A good wildlife management plan must include information on their migratory processes if the conservation of species, particularly endangered species, is to be improved. In the marine environment, for example, regulating fishing activity in certain wintering areas could improve and complement conservation and protection measures carried out along the breeding grounds. These are some of the conclusions of the study featured on the cover of the journal Diversity and Distributions and led by experts from the Seabird Ecology Lab of the Faculty of Biology and the Biodiversity Research Institute (IRBio) of the University of Barcelona.
The new study analyses one of the largest and most comprehensive databases ever compiled on the migratory behaviour of Cory's shearwater. These data include up to 1,346 migratory movements of 805 individuals from 34 breeding colonies of three closely related Cory's shearwater species: the Mediterranean Cory's shearwater (Calonectris diomedea), the Atlantic Cory's shearwater (C. borealis) and the Cape Verde shearwater (C. edwardsii). This is the first paper to assess the migratory behaviour and environmental preferences throughout the breeding range of these three species. The study, which provides a broad and comprehensive view of the migratory behaviour of these taxa, results from the scientific collaboration of up to 12 research teams from seven countries around the world.
Studying migratory connectivity to improve protection
Migratory seabirds spend most of their lives at sea; this is the case of the Cory's shearwater (Calonectris diomedea) cited in the study. Knowing the wintering areas - with all the existing connections with the different breeding areas - is a key factor in establishing conservation measures and designing efficient marine protected areas (MPAs).
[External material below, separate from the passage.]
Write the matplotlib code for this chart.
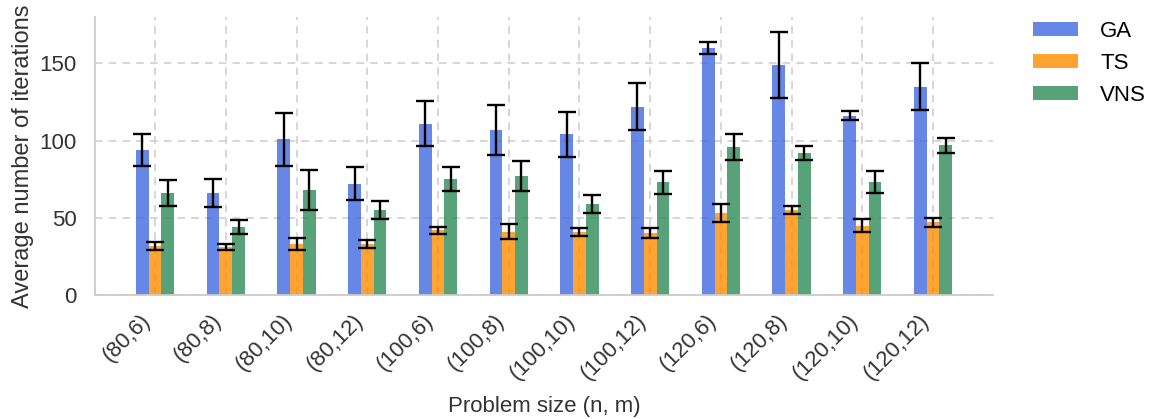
import matplotlib
matplotlib.use("Agg")
import matplotlib.pyplot as plt
import numpy as np

categories = ["(80,6)", "(80,8)", "(80,10)", "(80,12)", "(100,6)", "(100,8)",
              "(100,10)", "(100,12)", "(120,6)", "(120,8)", "(120,10)", "(120,12)"]
ga_mean = [94, 66, 101, 72, 111, 107, 104, 122, 160, 149, 116, 135]
ga_err = [10.4, 9, 17.2, 10.7, 14.4, 16.2, 14.7, 15.4, 3.8, 21.3, 2.9, 15.4]
ts_mean = [32, 31, 33, 33, 42, 41, 41, 40, 53, 55, 45, 47]
ts_err = [2.6, 2, 3.6, 2.5, 2.3, 4.7, 2.6, 3.2, 5.9, 2.8, 4.2, 3.2]
vns_mean = [66, 44, 68, 55, 75, 77, 59, 73, 96, 92, 73, 97]
vns_err = [8.3, 4.3, 12.9, 5.7, 7.9, 9.6, 5.8, 7.6, 8.3, 4.3, 7.1, 4.7]

plt.rcParams['font.family'] = ['Liberation Sans', 'DejaVu Sans']

fig = plt.figure(figsize=(11.5, 4.19), dpi=100)
ax = fig.add_axes([0.0826, 0.296, 0.781, 0.663])

x = np.arange(len(categories))
w = 0.18
colors = ["royalblue", "darkorange", "seagreen"]
series = [("GA", ga_mean, ga_err), ("TS", ts_mean, ts_err), ("VNS", vns_mean, vns_err)]
for i, (name, m, e) in enumerate(series):
    ax.bar(x + (i - 1) * w, m, w, color=colors[i], alpha=0.8, label=name, zorder=2,
           yerr=e, capsize=6.5, error_kw=dict(elinewidth=1.7, capthick=1.7, ecolor="black", zorder=3))

ax.set_xticks(x)
ax.set_xticklabels(categories, rotation=45, ha="right", fontsize=16, color="#333333")
ax.set_xlim(-0.85, 11.85)
ax.set_ylim(0, 180)
ax.set_yticks([0, 50, 100, 150])
ax.tick_params(axis='y', labelsize=16, length=0, pad=13, labelcolor="#333333")
ax.tick_params(axis='x', length=0, pad=11)
ax.grid(True, linestyle=(0, (5, 4)), color="#cccccc", linewidth=1.1, zorder=0)
ax.set_axisbelow(True)
for s in ["top", "right"]:
    ax.spines[s].set_visible(False)
for s in ["left", "bottom"]:
    ax.spines[s].set_color("#cccccc")
    ax.spines[s].set_linewidth(1.3)
ax.set_xlabel("Problem size (n, m)", fontsize=16, labelpad=9, color="#333333")
ax.set_ylabel("Average number of iterations", fontsize=17, labelpad=4, color="#333333")
ax.legend(loc="upper left", bbox_to_anchor=(1.035, 1.02), borderaxespad=0, frameon=False, fontsize=16,
          handlelength=2.0, handleheight=0.6, labelspacing=0.5, handletextpad=1.0)

fig.savefig("out.png", dpi=100)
In these migratory species, the measure of the interconnection between the different breeding populations and the wintering populations is known as migratory connectivity.
The new study combines the estimation of migratory connectivity with the environmental habitat preferences of up to three Cory's shearwater species. "The results obtained help us to understand not only how the three species migrate and behave in wintering areas, but also how this migratory behaviour may have played a role in the evolutionary segregation of the three taxa", says Raül Ramos, associate professor at the Department of Evolutionary Biology, Ecology and Environmental Sciences of the Faculty of Biology.